- **Problem to work on**: Tally up the lines below that include the word "matplotlib". Answer with the number alone.

- **Dataset**:

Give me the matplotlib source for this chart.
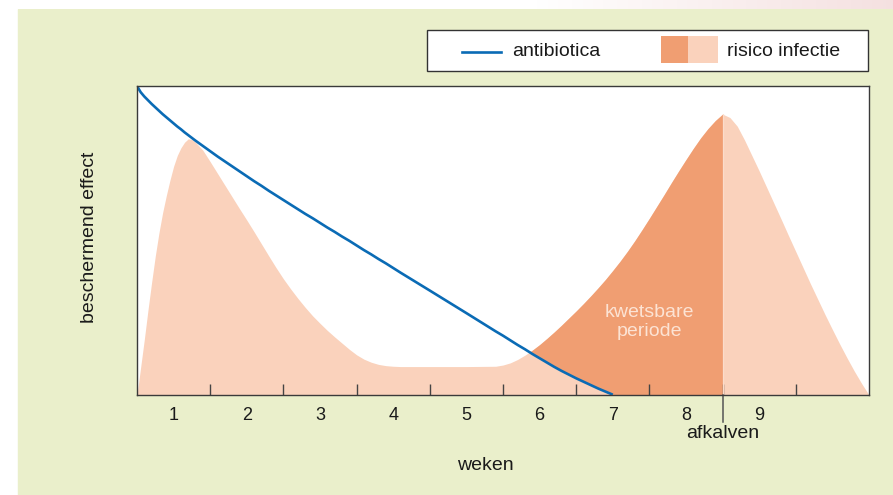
import matplotlib
matplotlib.use("Agg")
import matplotlib.pyplot as plt
import numpy as np
from matplotlib.patches import Rectangle
from matplotlib.lines import Line2D

# ---- data (x in weeks, y = relative effect 0..1) ----
weeks = [0, 0.05, 0.1, 0.15, 0.2, 0.25, 0.3, 0.35, 0.4, 0.45, 0.5, 0.55, 0.6,
         0.65, 0.7, 0.75, 0.8, 0.9, 1.0, 1.1, 1.2, 1.3, 1.4, 1.5, 1.6, 1.7,
         1.8, 1.9, 2.0, 2.1, 2.2, 2.3, 2.4, 2.5, 2.6, 2.7, 2.8, 2.9, 3.0, 3.1,
         3.2, 3.3, 3.4, 3.5, 3.6, 4.0, 4.5, 4.9, 5.0, 5.1, 5.2, 5.3, 5.4, 5.5,
         5.6, 5.7, 5.8, 5.9, 6.0, 6.1, 6.2, 6.3, 6.4, 6.5, 6.6, 6.7, 6.8, 6.9,
         7.0, 7.1, 7.2, 7.3, 7.4, 7.5, 7.6, 7.7, 7.8, 7.9, 8.0, 8.1, 8.2, 8.3,
         8.4, 8.5, 8.6, 8.7, 8.8, 8.9, 9.0, 9.1, 9.2, 9.3, 9.4, 9.5, 9.6, 9.7,
         9.8, 9.9, 10.0]
risico = [0, 0.09, 0.18, 0.275, 0.365, 0.45, 0.525, 0.59, 0.645, 0.695, 0.74,
          0.775, 0.80, 0.818, 0.829, 0.827, 0.818, 0.792, 0.755, 0.717, 0.679,
          0.641, 0.603, 0.566, 0.528, 0.489, 0.45, 0.412, 0.376, 0.343, 0.312,
          0.283, 0.256, 0.232, 0.209, 0.188, 0.168, 0.148, 0.130, 0.116, 0.106,
          0.099, 0.095, 0.093, 0.092, 0.092, 0.092, 0.093, 0.097, 0.104, 0.115,
          0.129, 0.145, 0.163, 0.183, 0.204, 0.226, 0.249, 0.272, 0.296, 0.321,
          0.347, 0.374, 0.403, 0.433, 0.465, 0.499, 0.535, 0.572, 0.61, 0.648,
          0.687, 0.725, 0.762, 0.798, 0.832, 0.862, 0.888, 0.909, 0.898, 0.87,
          0.825, 0.775, 0.725, 0.673, 0.621, 0.569, 0.516, 0.464, 0.412, 0.360,
          0.310, 0.260, 0.212, 0.165, 0.12, 0.077, 0.037, 0.0]
# antibiotica on the same grid, up to week 6.5 (where it reaches 0)
antibiotica = [1.0, 0.980, 0.966, 0.954, 0.942, 0.931, 0.920, 0.909, 0.899,
               0.889, 0.879, 0.869, 0.860, 0.850, 0.841, 0.832, 0.823, 0.806,
               0.789, 0.772, 0.756, 0.740, 0.724, 0.708, 0.692, 0.677, 0.661,
               0.646, 0.631, 0.616, 0.601, 0.586, 0.572, 0.557, 0.542, 0.528,
               0.513, 0.499, 0.484, 0.469, 0.455, 0.440, 0.426, 0.411, 0.396,
               0.338, 0.265, 0.206, 0.192, 0.177, 0.162, 0.148, 0.133, 0.119,
               0.105, 0.091, 0.078, 0.066, 0.054, 0.043, 0.032, 0.021, 0.011,
               0.001]
week_ticks = [1, 2, 3, 4, 5, 6, 7, 8, 9]
week_labels = ["1", "2", "3", "4", "5", "6", "7", "8", "9"]
afkalven = 8

C_BG = "#EAEFCB"
C_LIGHT = "#FAD2BC"
C_DARK = "#F09E72"
C_BLUE = "#0A6BB5"
C_TXT = "#1a1a1a"

plt.rcParams["font.family"] = ["Liberation Sans", "DejaVu Sans"]

W, H = 893, 495
fig = plt.figure(figsize=(W / 100, H / 100), dpi=100)
fig.patch.set_facecolor("white")
# light green panel
fig.patches.append(Rectangle((18 / W, 0), 1, 1 - 9 / H, transform=fig.transFigure,
                             color=C_BG, zorder=-5))
# top strip fading to pale pink on the right
gax = fig.add_axes([0, 1 - 9 / H, 1, 9 / H])
grad = np.linspace(0, 1, 256)
grad = np.clip((grad - 0.6) / 0.4, 0, 1)[None, :, None]
white = np.array([1, 1, 1])[None, None, :]
pink = np.array([0.96, 0.88, 0.88])[None, None, :]
gax.imshow(white * (1 - grad) + pink * grad, aspect="auto", extent=[0, 1, 0, 1])
gax.axis("off")

ax = fig.add_axes([137 / W, (H - 395) / H, (869 - 137) / W, (395 - 86) / H])
ax.set_facecolor("white")

x = np.array(weeks)
r = np.array(risico)
ab = np.array(antibiotica)
ab_full = np.r_[ab, np.zeros(len(x) - len(ab))]

ax.fill_between(x, 0, r, color=C_LIGHT, lw=0)
dark = ax.fill_between(x, ab_full, r, where=(r >= ab_full) & (x >= 4),
                       interpolate=True, color=C_DARK, lw=0)
# vulnerable period ends at calving
dark.set_clip_path(Rectangle((0, 0), afkalven, 1, transform=ax.transData))
i8 = weeks.index(afkalven)
ax.vlines(x[i8], 0, r[i8], color="#FBDCCB", lw=0.9)
ax.plot(x[:len(ab)], ab, color=C_BLUE, lw=1.9, solid_capstyle="butt")

ax.text(7.0, 0.236, "kwetsbare\nperiode", color="#FCE3D4", fontsize=14,
        ha="center", va="center", linespacing=1.15)

ax.set_xlim(0, 10)
ax.set_ylim(0, 1)
ax.set_yticks([])
ax.set_xticks(week_ticks)
ax.set_xticklabels([])
ax.tick_params(axis="x", which="major", direction="in", length=8, width=1,
               color="#444444")
ax.set_xticks([t - 0.5 for t in week_ticks], minor=True)
ax.set_xticklabels(week_labels, minor=True, fontsize=13, color=C_TXT)
ax.tick_params(axis="x", which="minor", length=0, pad=9)
for s in ax.spines.values():
    s.set_color("#3a3a3a")
    s.set_linewidth(1.0)

# afkalven marker below the axis
tr = ax.get_xaxis_transform()
ax.plot([afkalven, afkalven], [0, -27 / 309], color="#555555", lw=1.1,
        transform=tr, clip_on=False)
ax.text(afkalven, -39 / 309, "afkalven", transform=tr, ha="center", va="center",
        fontsize=14, color=C_TXT)

fig.text(485 / W, 1 - 465 / H, "weken", ha="center", va="center", fontsize=14,
         color=C_TXT)
fig.text(90 / W, 1 - 237 / H, "beschermend effect", ha="center", va="center",
         rotation=90, fontsize=14, color=C_TXT)

# legend box drawn by hand
fig.patches.append(Rectangle((427 / W, 1 - 71 / H), (868 - 427) / W, 41 / H,
                             transform=fig.transFigure, facecolor="white",
                             edgecolor="#333333", lw=1.0, zorder=5))
fig.lines.append(Line2D([462 / W, 501 / W], [1 - 52 / H] * 2, color=C_BLUE,
                        lw=1.9, transform=fig.transFigure, zorder=6))
fig.text(512 / W, 1 - 52 / H, "antibiotica", ha="left", va="center", fontsize=14,
         color=C_TXT, zorder=6)
fig.patches.append(Rectangle((661 / W, 1 - 63 / H), 26.5 / W, 27 / H,
                             transform=fig.transFigure, color=C_DARK, lw=0, zorder=6))
fig.patches.append(Rectangle((687.5 / W, 1 - 63 / H), 30 / W, 27 / H,
                             transform=fig.transFigure, color=C_LIGHT, lw=0, zorder=6))
fig.text(727 / W, 1 - 52 / H, "risico infectie", ha="left", va="center",
         fontsize=14, color=C_TXT, zorder=6)

fig.savefig("out.png", dpi=100, facecolor=fig.get_facecolor())
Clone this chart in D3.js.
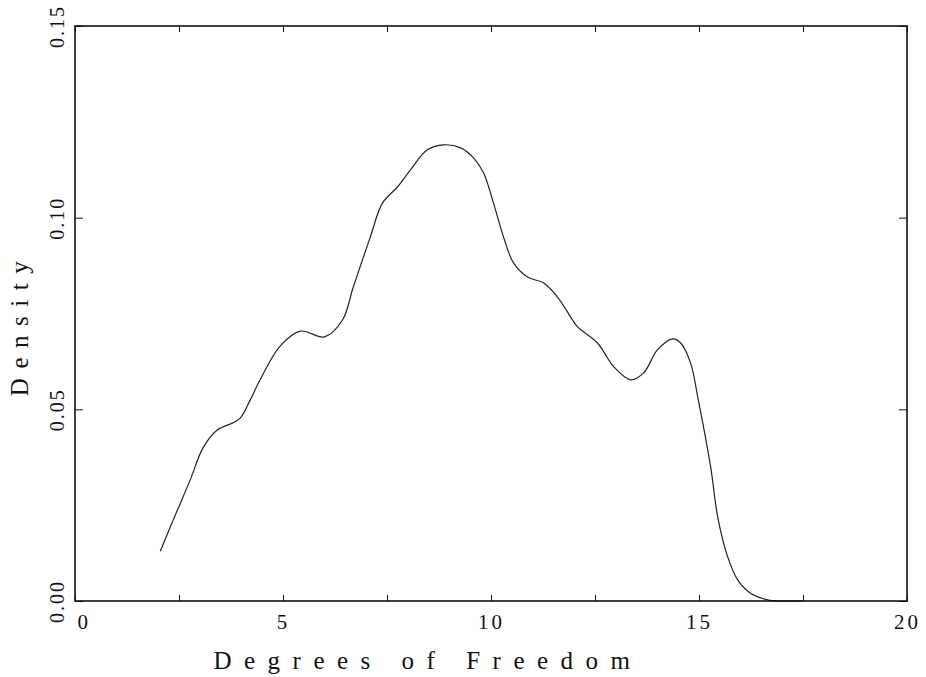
<!DOCTYPE html>
<html>
<head>
<meta charset="utf-8">
<script src="https://cdn.jsdelivr.net/npm/d3@7"></script>
<style>
  html, body { margin: 0; padding: 0; background: #fff; }
  svg text { font-family: "Liberation Serif", "DejaVu Serif", serif; fill: #111; }
</style>
</head>
<body>
<svg id="chart" width="926" height="677"></svg>
<script>
// ---- data ----
const dfValues = [2.05, 2.36, 2.77, 3.08, 3.42, 3.78, 3.97, 4.21, 4.45, 4.93, 5.42, 6.0, 6.43, 6.69, 7.1, 7.39, 7.75, 8.06, 8.47, 8.86, 9.27, 9.58, 9.82, 10.06, 10.3, 10.54, 10.88, 11.26, 11.6, 11.96, 12.08, 12.56, 12.95, 13.36, 13.67, 14.0, 14.37, 14.56, 14.8, 14.97, 15.28, 15.45, 15.69, 15.93, 16.24, 16.65, 17.0, 17.5];
const densityValues = [0.013, 0.0211, 0.0316, 0.040, 0.0446, 0.0464, 0.0477, 0.0524, 0.0577, 0.0665, 0.0704, 0.0689, 0.0733, 0.0819, 0.095, 0.1038, 0.108, 0.1124, 0.1177, 0.119, 0.1182, 0.1156, 0.1117, 0.1038, 0.095, 0.0882, 0.0845, 0.083, 0.0793, 0.0733, 0.0715, 0.0673, 0.0611, 0.0577, 0.0595, 0.0655, 0.0684, 0.0673, 0.062, 0.0532, 0.035, 0.0219, 0.0115, 0.0055, 0.002, 0.0003, 0.0, 0.0];
const xTickValues = [0, 2.5, 5, 7.5, 10, 12.5, 15, 17.5, 20];
const xLabelValues = [0, 5, 10, 15, 20];
const yTickValues = [0, 0.05, 0.10, 0.15];
const xTitle = "Degrees of Freedom";
const yTitle = "Density";

// ---- layout ----
const svg = d3.select("#chart");
const L = 75, R = 907, T = 26, B = 601;
const x = d3.scaleLinear().domain([0, 20]).range([L, R]);
const y = d3.scaleLinear().domain([0, 0.15]).range([B, T]);

const points = dfValues.map((d, i) => [d, densityValues[i]]);

// curve
const line = d3.line()
  .x(d => x(d[0]))
  .y(d => y(d[1]))
  .curve(d3.curveCatmullRom.alpha(0.5));

svg.append("path")
  .datum(points)
  .attr("d", line)
  .attr("fill", "none")
  .attr("stroke", "#222")
  .attr("stroke-width", 1.2);

// axes (inward ticks)
const fmtX = d => xLabelValues.includes(d) ? d3.format("d")(d) : "";
const gBottom = svg.append("g").attr("transform", `translate(0,${B})`)
  .call(d3.axisBottom(x).tickValues(xTickValues).tickSizeInner(-6).tickSizeOuter(0).tickPadding(0).tickFormat(fmtX));
const gTop = svg.append("g").attr("transform", `translate(0,${T})`)
  .call(d3.axisTop(x).tickValues(xTickValues).tickSizeInner(-6).tickSizeOuter(0).tickFormat(""));
const gLeft = svg.append("g").attr("transform", `translate(${L},0)`)
  .call(d3.axisLeft(y).tickValues(yTickValues).tickSizeInner(-8).tickSizeOuter(0).tickFormat(d3.format(".2f")));
const gRight = svg.append("g").attr("transform", `translate(${R},0)`)
  .call(d3.axisRight(y).tickValues(yTickValues).tickSizeInner(-8).tickSizeOuter(0).tickFormat(""));

[gBottom, gTop, gLeft, gRight].forEach(g => {
  g.select(".domain").remove();
  g.selectAll(".tick line").attr("stroke", "#111").attr("stroke-width", 1);
});

// x tick labels
gBottom.selectAll(".tick text")
  .attr("y", 28)
  .attr("dy", 0)
  .attr("font-size", 21)
  .attr("letter-spacing", 3)
  .attr("text-anchor", d => d === 0 ? "start" : "middle")
  .attr("dx", d => d === 0 ? 2 : 0)
  .attr("fill", "#111");

// y tick labels, rotated
gLeft.selectAll(".tick text")
  .attr("x", null).attr("dy", null)
  .attr("transform", "translate(-11,0) rotate(-90)")
  .attr("text-anchor", "middle")
  .attr("font-size", 20)
  .attr("letter-spacing", 2)
  .attr("fill", "#111");

// frame
svg.append("rect")
  .attr("x", L).attr("y", T)
  .attr("width", R - L).attr("height", B - T)
  .attr("fill", "none")
  .attr("stroke", "#111")
  .attr("stroke-width", 1.6);

// titles
svg.append("text")
  .attr("x", 428).attr("y", 669)
  .attr("text-anchor", "middle")
  .attr("font-size", 25)
  .attr("letter-spacing", 12.5)
  .text(xTitle);

svg.append("text")
  .attr("transform", "translate(28,324) rotate(-90)")
  .attr("text-anchor", "middle")
  .attr("font-size", 25)
  .attr("letter-spacing", 9.5)
  .text(yTitle);
</script>
</body>
</html>
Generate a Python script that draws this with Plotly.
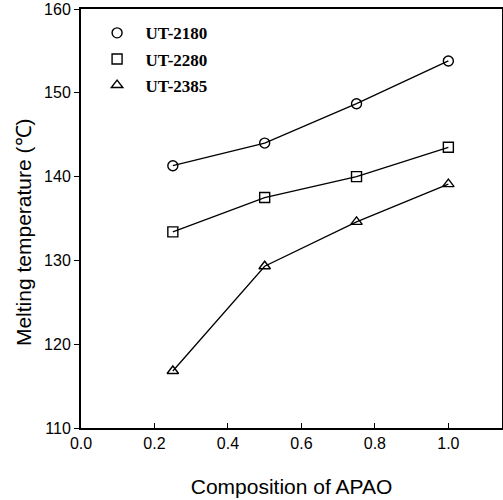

- **Expected answer**: 6